-- START OF SOURCE MATERIAL --
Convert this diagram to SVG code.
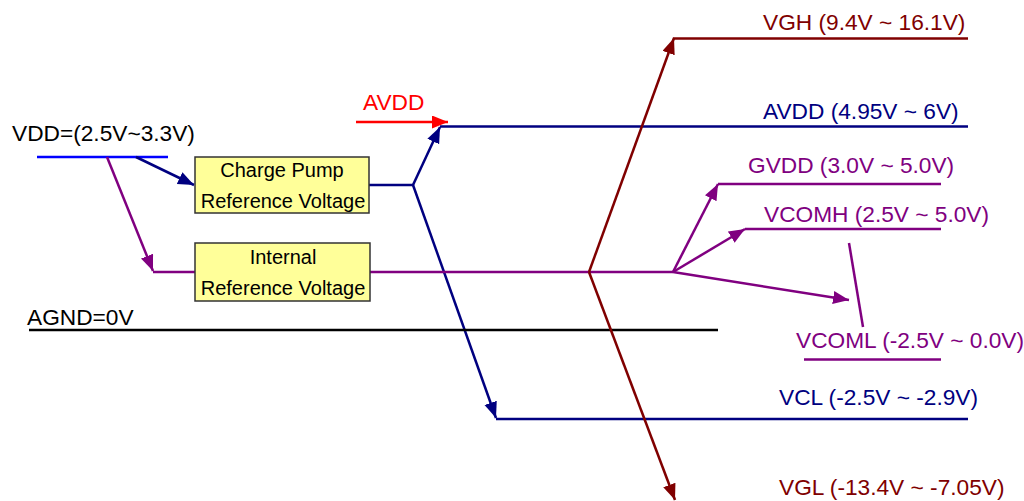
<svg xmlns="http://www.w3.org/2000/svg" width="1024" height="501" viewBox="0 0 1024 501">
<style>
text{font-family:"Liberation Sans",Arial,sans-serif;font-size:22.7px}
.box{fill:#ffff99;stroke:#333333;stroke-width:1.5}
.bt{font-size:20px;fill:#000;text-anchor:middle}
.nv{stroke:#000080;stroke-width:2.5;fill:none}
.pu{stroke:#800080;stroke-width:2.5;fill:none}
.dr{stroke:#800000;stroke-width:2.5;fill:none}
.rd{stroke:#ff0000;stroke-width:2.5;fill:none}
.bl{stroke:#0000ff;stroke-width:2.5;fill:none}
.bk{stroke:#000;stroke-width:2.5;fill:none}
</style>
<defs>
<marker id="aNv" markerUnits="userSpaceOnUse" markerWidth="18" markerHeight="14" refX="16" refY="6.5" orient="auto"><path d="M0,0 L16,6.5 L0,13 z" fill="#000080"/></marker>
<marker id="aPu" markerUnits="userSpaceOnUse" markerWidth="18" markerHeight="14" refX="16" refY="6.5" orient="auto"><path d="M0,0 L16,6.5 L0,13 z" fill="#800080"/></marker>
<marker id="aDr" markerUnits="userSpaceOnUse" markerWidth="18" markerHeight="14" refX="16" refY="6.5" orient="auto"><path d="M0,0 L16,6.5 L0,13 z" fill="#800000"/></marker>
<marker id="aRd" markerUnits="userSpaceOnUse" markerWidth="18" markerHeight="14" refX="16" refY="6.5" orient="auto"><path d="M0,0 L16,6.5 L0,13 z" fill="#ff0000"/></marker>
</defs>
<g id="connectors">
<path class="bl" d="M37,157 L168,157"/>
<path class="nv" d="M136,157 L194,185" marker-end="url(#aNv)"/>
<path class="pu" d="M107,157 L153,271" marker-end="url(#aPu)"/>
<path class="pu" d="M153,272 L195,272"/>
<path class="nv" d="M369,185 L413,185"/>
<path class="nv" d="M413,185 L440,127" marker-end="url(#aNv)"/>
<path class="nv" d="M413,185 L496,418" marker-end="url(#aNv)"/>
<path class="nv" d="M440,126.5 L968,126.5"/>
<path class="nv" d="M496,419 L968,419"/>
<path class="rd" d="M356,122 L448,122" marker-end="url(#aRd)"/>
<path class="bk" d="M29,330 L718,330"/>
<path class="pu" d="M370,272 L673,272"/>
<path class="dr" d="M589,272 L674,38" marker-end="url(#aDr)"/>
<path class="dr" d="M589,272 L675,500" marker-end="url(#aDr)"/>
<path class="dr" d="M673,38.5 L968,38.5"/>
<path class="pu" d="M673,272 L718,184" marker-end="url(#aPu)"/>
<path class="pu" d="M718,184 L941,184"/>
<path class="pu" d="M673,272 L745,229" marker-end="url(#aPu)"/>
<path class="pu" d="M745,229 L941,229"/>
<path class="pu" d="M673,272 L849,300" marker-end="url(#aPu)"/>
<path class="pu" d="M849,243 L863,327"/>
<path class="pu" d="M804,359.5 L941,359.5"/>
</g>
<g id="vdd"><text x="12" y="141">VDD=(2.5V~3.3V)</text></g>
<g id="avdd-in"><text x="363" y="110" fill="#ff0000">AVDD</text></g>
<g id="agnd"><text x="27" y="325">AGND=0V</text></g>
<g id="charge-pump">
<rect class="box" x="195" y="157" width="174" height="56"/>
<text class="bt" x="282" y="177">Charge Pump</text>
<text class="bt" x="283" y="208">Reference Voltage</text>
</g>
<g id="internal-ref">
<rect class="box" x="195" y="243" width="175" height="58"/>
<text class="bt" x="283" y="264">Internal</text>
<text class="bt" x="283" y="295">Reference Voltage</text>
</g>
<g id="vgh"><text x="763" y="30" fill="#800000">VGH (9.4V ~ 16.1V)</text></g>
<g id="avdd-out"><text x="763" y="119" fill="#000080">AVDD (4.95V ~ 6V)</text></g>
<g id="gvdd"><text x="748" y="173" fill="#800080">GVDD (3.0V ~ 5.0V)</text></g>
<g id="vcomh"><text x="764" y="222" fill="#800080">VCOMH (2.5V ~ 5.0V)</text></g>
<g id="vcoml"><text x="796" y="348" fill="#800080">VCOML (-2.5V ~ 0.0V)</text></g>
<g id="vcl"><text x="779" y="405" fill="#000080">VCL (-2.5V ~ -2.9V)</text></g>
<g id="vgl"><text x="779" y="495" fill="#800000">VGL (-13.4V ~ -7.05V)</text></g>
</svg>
-- END OF SOURCE MATERIAL --
Omit the pictures, then output the rest of the listing exactly.

* **CORRECT OUTPUT**:
Convert this diagram to SVG code.
<svg xmlns="http://www.w3.org/2000/svg" width="1024" height="501" viewBox="0 0 1024 501">
<style>
text{font-family:"Liberation Sans",Arial,sans-serif;font-size:22.7px}
.box{fill:#ffff99;stroke:#333333;stroke-width:1.5}
.bt{font-size:20px;fill:#000;text-anchor:middle}
.nv{stroke:#000080;stroke-width:2.5;fill:none}
.pu{stroke:#800080;stroke-width:2.5;fill:none}
.dr{stroke:#800000;stroke-width:2.5;fill:none}
.rd{stroke:#ff0000;stroke-width:2.5;fill:none}
.bl{stroke:#0000ff;stroke-width:2.5;fill:none}
.bk{stroke:#000;stroke-width:2.5;fill:none}
</style>
<defs>
<marker id="aNv" markerUnits="userSpaceOnUse" markerWidth="18" markerHeight="14" refX="16" refY="6.5" orient="auto"><path d="M0,0 L16,6.5 L0,13 z" fill="#000080"/></marker>
<marker id="aPu" markerUnits="userSpaceOnUse" markerWidth="18" markerHeight="14" refX="16" refY="6.5" orient="auto"><path d="M0,0 L16,6.5 L0,13 z" fill="#800080"/></marker>
<marker id="aDr" markerUnits="userSpaceOnUse" markerWidth="18" markerHeight="14" refX="16" refY="6.5" orient="auto"><path d="M0,0 L16,6.5 L0,13 z" fill="#800000"/></marker>
<marker id="aRd" markerUnits="userSpaceOnUse" markerWidth="18" markerHeight="14" refX="16" refY="6.5" orient="auto"><path d="M0,0 L16,6.5 L0,13 z" fill="#ff0000"/></marker>
</defs>
<g id="connectors">
<path class="bl" d="M37,157 L168,157"/>
<path class="nv" d="M136,157 L194,185" marker-end="url(#aNv)"/>
<path class="pu" d="M107,157 L153,271" marker-end="url(#aPu)"/>
<path class="pu" d="M153,272 L195,272"/>
<path class="nv" d="M369,185 L413,185"/>
<path class="nv" d="M413,185 L440,127" marker-end="url(#aNv)"/>
<path class="nv" d="M413,185 L496,418" marker-end="url(#aNv)"/>
<path class="nv" d="M440,126.5 L968,126.5"/>
<path class="nv" d="M496,419 L968,419"/>
<path class="rd" d="M356,122 L448,122" marker-end="url(#aRd)"/>
<path class="bk" d="M29,330 L718,330"/>
<path class="pu" d="M370,272 L673,272"/>
<path class="dr" d="M589,272 L674,38" marker-end="url(#aDr)"/>
<path class="dr" d="M589,272 L675,500" marker-end="url(#aDr)"/>
<path class="dr" d="M673,38.5 L968,38.5"/>
<path class="pu" d="M673,272 L718,184" marker-end="url(#aPu)"/>
<path class="pu" d="M718,184 L941,184"/>
<path class="pu" d="M673,272 L745,229" marker-end="url(#aPu)"/>
<path class="pu" d="M745,229 L941,229"/>
<path class="pu" d="M673,272 L849,300" marker-end="url(#aPu)"/>
<path class="pu" d="M849,243 L863,327"/>
<path class="pu" d="M804,359.5 L941,359.5"/>
</g>
<g id="vdd"><text x="12" y="141">VDD=(2.5V~3.3V)</text></g>
<g id="avdd-in"><text x="363" y="110" fill="#ff0000">AVDD</text></g>
<g id="agnd"><text x="27" y="325">AGND=0V</text></g>
<g id="charge-pump">
<rect class="box" x="195" y="157" width="174" height="56"/>
<text class="bt" x="282" y="177">Charge Pump</text>
<text class="bt" x="283" y="208">Reference Voltage</text>
</g>
<g id="internal-ref">
<rect class="box" x="195" y="243" width="175" height="58"/>
<text class="bt" x="283" y="264">Internal</text>
<text class="bt" x="283" y="295">Reference Voltage</text>
</g>
<g id="vgh"><text x="763" y="30" fill="#800000">VGH (9.4V ~ 16.1V)</text></g>
<g id="avdd-out"><text x="763" y="119" fill="#000080">AVDD (4.95V ~ 6V)</text></g>
<g id="gvdd"><text x="748" y="173" fill="#800080">GVDD (3.0V ~ 5.0V)</text></g>
<g id="vcomh"><text x="764" y="222" fill="#800080">VCOMH (2.5V ~ 5.0V)</text></g>
<g id="vcoml"><text x="796" y="348" fill="#800080">VCOML (-2.5V ~ 0.0V)</text></g>
<g id="vcl"><text x="779" y="405" fill="#000080">VCL (-2.5V ~ -2.9V)</text></g>
<g id="vgl"><text x="779" y="495" fill="#800000">VGL (-13.4V ~ -7.05V)</text></g>
</svg>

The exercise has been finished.